#### [Description of the task]
Reproduce the listing below exactly, minus its pictures.

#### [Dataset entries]
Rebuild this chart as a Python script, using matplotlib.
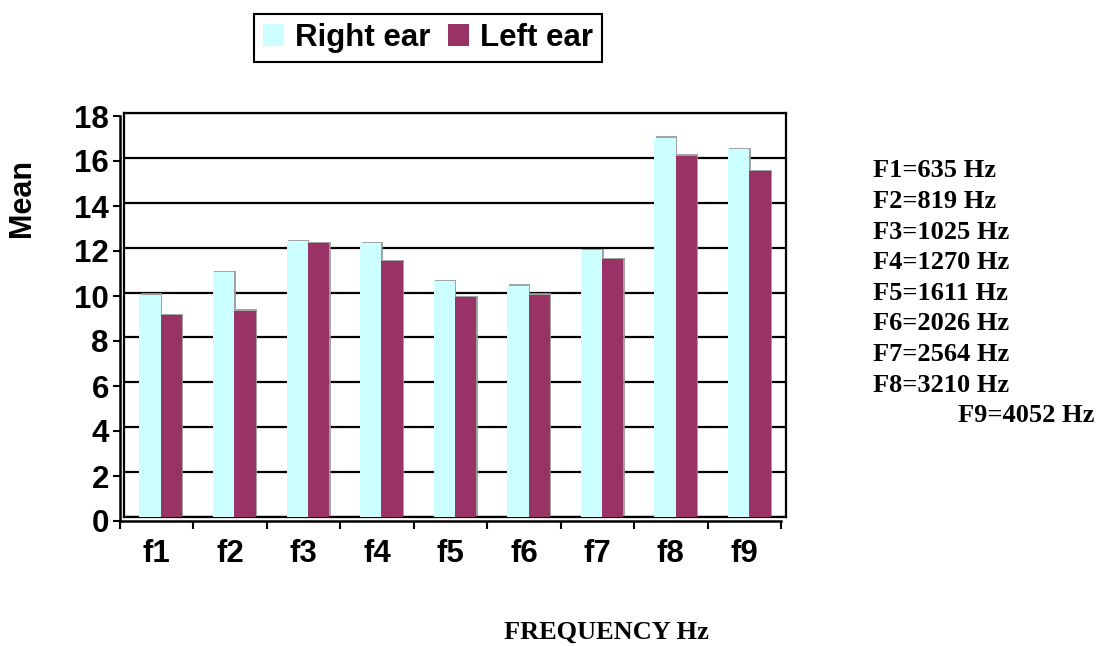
# mean hearing values per frequency band, right vs left ear

import numpy as np
import matplotlib
matplotlib.use("Agg")
import matplotlib.pyplot as plt
import matplotlib.patheffects as pe
from matplotlib.patches import Patch

categories = ["f1", "f2", "f3", "f4", "f5", "f6", "f7", "f8", "f9"]
right_ear = [9.9, 10.9, 12.3, 12.2, 10.5, 10.3, 11.9, 16.9, 16.4]
left_ear = [9.0, 9.2, 12.2, 11.4, 9.8, 9.9, 11.5, 16.1, 15.4]
freq_notes = ["F1=635 Hz", "F2=819 Hz", "F3=1025 Hz", "F4=1270 Hz", "F5=1611 Hz",
              "F6=2026 Hz", "F7=2564 Hz", "F8=3210 Hz", "F9=4052 Hz"]
y_ticks = [0, 2, 4, 6, 8, 10, 12, 14, 16, 18]

W, H = 1104, 646
SANS = "Liberation Sans"
SERIF = "Liberation Serif"
RIGHT_C = "#CCFFFF"
LEFT_C = "#993366"


def box(l, t, r, b):
    return [l / W, 1 - b / H, (r - l) / W, (b - t) / H]


fig = plt.figure(figsize=(W / 100, H / 100), dpi=100)

# back wall with grid and bars
ax = fig.add_axes(box(124, 113, 786, 517))
x = np.arange(len(categories))
w = 0.29
shadow = [pe.SimplePatchShadow(offset=(1, 1), shadow_rgbFace="0.6", alpha=0.9), pe.Normal()]
ax.bar(x - w / 2, right_ear, w, color=RIGHT_C, path_effects=shadow, zorder=3)
ax.bar(x + w / 2, left_ear, w, color=LEFT_C, path_effects=shadow, zorder=3)
ax.set_xlim(-0.5, len(categories) - 0.5)
ax.set_ylim(0, 18)
ax.set_yticks(y_ticks)
ax.grid(axis="y", color="black", linewidth=1.6)
ax.set_axisbelow(True)
ax.tick_params(left=False, bottom=False, labelleft=False, labelbottom=False)
ax.set_xticks([])
for s in ax.spines.values():
    s.set_linewidth(1.6)
    s.set_color("black")

# front axis lines carrying the ticks and labels
axf = fig.add_axes(box(120, 116, 781, 521), facecolor="none")
axf.set_xlim(-0.5, len(categories) - 0.5)
axf.set_ylim(0, 18)
axf.spines["top"].set_visible(False)
axf.spines["right"].set_visible(False)
axf.spines["left"].set_linewidth(1.8)
axf.spines["bottom"].set_linewidth(1.8)
axf.set_yticks(y_ticks)
axf.set_yticklabels([str(v) for v in y_ticks], fontfamily=SANS, fontweight="bold", fontsize=22.5)
axf.tick_params(axis="y", length=5, width=1.5, pad=3)
axf.set_xticks(x)
axf.set_xticklabels(categories, fontfamily=SANS, fontweight="bold", fontsize=22.5)
axf.tick_params(axis="x", which="major", length=0, pad=13)
axf.set_xticks(np.arange(len(categories) + 1) - 0.5, minor=True)
axf.tick_params(axis="x", which="minor", length=6, width=1.5)

fig.text(22 / W, 1 - 198 / H, "Mean", rotation=90, ha="center", va="center",
         fontfamily=SANS, fontweight="bold", fontsize=22)
fig.text(606 / W, 1 - 632 / H, "FREQUENCY Hz", ha="center", va="center",
         fontfamily=SERIF, fontweight="bold", fontsize=19)

for i, note in enumerate(freq_notes):
    xl = 958 if i == len(freq_notes) - 1 else 873
    fig.text(xl / W, 1 - (171 + i * 30.6) / H, note, ha="left", va="center",
             fontfamily=SERIF, fontweight="bold", fontsize=19)

handles = [Patch(facecolor=RIGHT_C, label="Right ear"), Patch(facecolor=LEFT_C, label="Left ear")]
leg = fig.legend(handles=handles, loc="center", bbox_to_anchor=(428 / W, 1 - 38 / H), ncol=2,
                 prop={"family": SANS, "weight": "bold", "size": 22.5},
                 handlelength=0.68, handleheight=0.68, handletextpad=0.35, columnspacing=0.55,
                 borderpad=0.3, borderaxespad=0, fancybox=False, edgecolor="black", framealpha=1)
leg.get_frame().set_linewidth(1.5)

fig.savefig("out.png", dpi=100)
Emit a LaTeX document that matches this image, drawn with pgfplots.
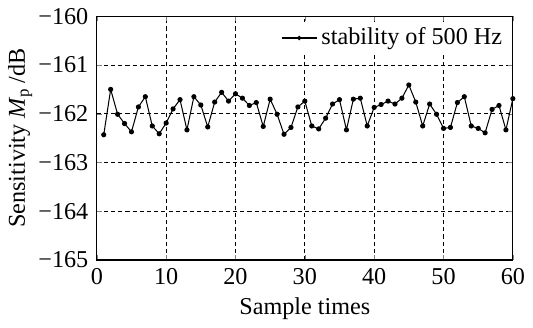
\documentclass[border=0pt]{standalone}
\usepackage{fontspec}
\setmainfont{Liberation Serif}
\usepackage{pgfplots}
\pgfplotsset{compat=1.18}
\begin{document}
\fontsize{11.8}{13}\selectfont
\begin{tikzpicture}
\begin{axis}[
  width=203pt, height=119pt, scale only axis,
  xmin=0, xmax=60, ymin=-165, ymax=-160,
  xtick={0,10,...,60},
  ytick={-165,-164,-163,-162,-161,-160},
  yticklabels={−165,−164,−163,−162,−161,−160},
  /pgf/number format/assume math mode=true,
  tick label style={font=\fontsize{11.8}{13}\selectfont},
  label style={font=\fontsize{11.8}{13}\selectfont},
  grid=major,
  major grid style={dash pattern=on 2pt off 1.5pt, black, line width=0.4pt},
  tick align=inside,
  major tick length=2.5pt,
  axis line style={line width=0.6pt},
  xlabel={Sample times},
  ylabel={Sensitivity \textit{M}\textsubscript{p}\,/dB},
  xlabel style={yshift=2pt},
  ylabel style={yshift=-5pt},
  legend style={draw=none, fill=white, at={(0.99,0.98)}, anchor=north east, font=\fontsize{11.8}{13}\selectfont, inner sep=1pt},
  legend cell align=left,
  legend image post style={mark size=0.8pt},
]
\addplot[black, line width=0.5pt, mark=*, mark size=1pt] coordinates {
(1,-162.43) (2,-161.50) (3,-162.01) (4,-162.20) (5,-162.37) (6,-161.86)
(7,-161.65) (8,-162.25) (9,-162.41) (10,-162.19) (11,-161.90) (12,-161.71)
(13,-162.33) (14,-161.65) (15,-161.82) (16,-162.27) (17,-161.76) (18,-161.56)
(19,-161.74) (20,-161.59) (21,-161.68) (22,-161.83) (23,-161.77) (24,-162.26)
(25,-161.70) (26,-162.01) (27,-162.42) (28,-162.28) (29,-161.86) (30,-161.74)
(31,-162.25) (32,-162.31) (33,-162.09) (34,-161.80) (35,-161.71) (36,-162.33)
(37,-161.70) (38,-161.68) (39,-162.25) (40,-161.87) (41,-161.81) (42,-161.74)
(43,-161.80) (44,-161.68) (45,-161.41) (46,-161.76) (47,-162.25) (48,-161.80)
(49,-162.01) (50,-162.30) (51,-162.28) (52,-161.77) (53,-161.65) (54,-162.25)
(55,-162.30) (56,-162.39) (57,-161.91) (58,-161.83) (59,-162.33) (60,-161.69)
};
\addlegendentry{stability of 500 Hz}
\end{axis}
\end{tikzpicture}
\end{document}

#### [Right answer]
Rebuild this chart as a Python script, using matplotlib.
# mean hearing values per frequency band, right vs left ear

import numpy as np
import matplotlib
matplotlib.use("Agg")
import matplotlib.pyplot as plt
import matplotlib.patheffects as pe
from matplotlib.patches import Patch

categories = ["f1", "f2", "f3", "f4", "f5", "f6", "f7", "f8", "f9"]
right_ear = [9.9, 10.9, 12.3, 12.2, 10.5, 10.3, 11.9, 16.9, 16.4]
left_ear = [9.0, 9.2, 12.2, 11.4, 9.8, 9.9, 11.5, 16.1, 15.4]
freq_notes = ["F1=635 Hz", "F2=819 Hz", "F3=1025 Hz", "F4=1270 Hz", "F5=1611 Hz",
              "F6=2026 Hz", "F7=2564 Hz", "F8=3210 Hz", "F9=4052 Hz"]
y_ticks = [0, 2, 4, 6, 8, 10, 12, 14, 16, 18]

W, H = 1104, 646
SANS = "Liberation Sans"
SERIF = "Liberation Serif"
RIGHT_C = "#CCFFFF"
LEFT_C = "#993366"


def box(l, t, r, b):
    return [l / W, 1 - b / H, (r - l) / W, (b - t) / H]


fig = plt.figure(figsize=(W / 100, H / 100), dpi=100)

# back wall with grid and bars
ax = fig.add_axes(box(124, 113, 786, 517))
x = np.arange(len(categories))
w = 0.29
shadow = [pe.SimplePatchShadow(offset=(1, 1), shadow_rgbFace="0.6", alpha=0.9), pe.Normal()]
ax.bar(x - w / 2, right_ear, w, color=RIGHT_C, path_effects=shadow, zorder=3)
ax.bar(x + w / 2, left_ear, w, color=LEFT_C, path_effects=shadow, zorder=3)
ax.set_xlim(-0.5, len(categories) - 0.5)
ax.set_ylim(0, 18)
ax.set_yticks(y_ticks)
ax.grid(axis="y", color="black", linewidth=1.6)
ax.set_axisbelow(True)
ax.tick_params(left=False, bottom=False, labelleft=False, labelbottom=False)
ax.set_xticks([])
for s in ax.spines.values():
    s.set_linewidth(1.6)
    s.set_color("black")

# front axis lines carrying the ticks and labels
axf = fig.add_axes(box(120, 116, 781, 521), facecolor="none")
axf.set_xlim(-0.5, len(categories) - 0.5)
axf.set_ylim(0, 18)
axf.spines["top"].set_visible(False)
axf.spines["right"].set_visible(False)
axf.spines["left"].set_linewidth(1.8)
axf.spines["bottom"].set_linewidth(1.8)
axf.set_yticks(y_ticks)
axf.set_yticklabels([str(v) for v in y_ticks], fontfamily=SANS, fontweight="bold", fontsize=22.5)
axf.tick_params(axis="y", length=5, width=1.5, pad=3)
axf.set_xticks(x)
axf.set_xticklabels(categories, fontfamily=SANS, fontweight="bold", fontsize=22.5)
axf.tick_params(axis="x", which="major", length=0, pad=13)
axf.set_xticks(np.arange(len(categories) + 1) - 0.5, minor=True)
axf.tick_params(axis="x", which="minor", length=6, width=1.5)

fig.text(22 / W, 1 - 198 / H, "Mean", rotation=90, ha="center", va="center",
         fontfamily=SANS, fontweight="bold", fontsize=22)
fig.text(606 / W, 1 - 632 / H, "FREQUENCY Hz", ha="center", va="center",
         fontfamily=SERIF, fontweight="bold", fontsize=19)

for i, note in enumerate(freq_notes):
    xl = 958 if i == len(freq_notes) - 1 else 873
    fig.text(xl / W, 1 - (171 + i * 30.6) / H, note, ha="left", va="center",
             fontfamily=SERIF, fontweight="bold", fontsize=19)

handles = [Patch(facecolor=RIGHT_C, label="Right ear"), Patch(facecolor=LEFT_C, label="Left ear")]
leg = fig.legend(handles=handles, loc="center", bbox_to_anchor=(428 / W, 1 - 38 / H), ncol=2,
                 prop={"family": SANS, "weight": "bold", "size": 22.5},
                 handlelength=0.68, handleheight=0.68, handletextpad=0.35, columnspacing=0.55,
                 borderpad=0.3, borderaxespad=0, fancybox=False, edgecolor="black", framealpha=1)
leg.get_frame().set_linewidth(1.5)

fig.savefig("out.png", dpi=100)
Emit a LaTeX document that matches this image, drawn with pgfplots.
\documentclass[border=0pt]{standalone}
\usepackage{fontspec}
\setmainfont{Liberation Serif}
\usepackage{pgfplots}
\pgfplotsset{compat=1.18}
\begin{document}
\fontsize{11.8}{13}\selectfont
\begin{tikzpicture}
\begin{axis}[
  width=203pt, height=119pt, scale only axis,
  xmin=0, xmax=60, ymin=-165, ymax=-160,
  xtick={0,10,...,60},
  ytick={-165,-164,-163,-162,-161,-160},
  yticklabels={−165,−164,−163,−162,−161,−160},
  /pgf/number format/assume math mode=true,
  tick label style={font=\fontsize{11.8}{13}\selectfont},
  label style={font=\fontsize{11.8}{13}\selectfont},
  grid=major,
  major grid style={dash pattern=on 2pt off 1.5pt, black, line width=0.4pt},
  tick align=inside,
  major tick length=2.5pt,
  axis line style={line width=0.6pt},
  xlabel={Sample times},
  ylabel={Sensitivity \textit{M}\textsubscript{p}\,/dB},
  xlabel style={yshift=2pt},
  ylabel style={yshift=-5pt},
  legend style={draw=none, fill=white, at={(0.99,0.98)}, anchor=north east, font=\fontsize{11.8}{13}\selectfont, inner sep=1pt},
  legend cell align=left,
  legend image post style={mark size=0.8pt},
]
\addplot[black, line width=0.5pt, mark=*, mark size=1pt] coordinates {
(1,-162.43) (2,-161.50) (3,-162.01) (4,-162.20) (5,-162.37) (6,-161.86)
(7,-161.65) (8,-162.25) (9,-162.41) (10,-162.19) (11,-161.90) (12,-161.71)
(13,-162.33) (14,-161.65) (15,-161.82) (16,-162.27) (17,-161.76) (18,-161.56)
(19,-161.74) (20,-161.59) (21,-161.68) (22,-161.83) (23,-161.77) (24,-162.26)
(25,-161.70) (26,-162.01) (27,-162.42) (28,-162.28) (29,-161.86) (30,-161.74)
(31,-162.25) (32,-162.31) (33,-162.09) (34,-161.80) (35,-161.71) (36,-162.33)
(37,-161.70) (38,-161.68) (39,-162.25) (40,-161.87) (41,-161.81) (42,-161.74)
(43,-161.80) (44,-161.68) (45,-161.41) (46,-161.76) (47,-162.25) (48,-161.80)
(49,-162.01) (50,-162.30) (51,-162.28) (52,-161.77) (53,-161.65) (54,-162.25)
(55,-162.30) (56,-162.39) (57,-161.91) (58,-161.83) (59,-162.33) (60,-161.69)
};
\addlegendentry{stability of 500 Hz}
\end{axis}
\end{tikzpicture}
\end{document}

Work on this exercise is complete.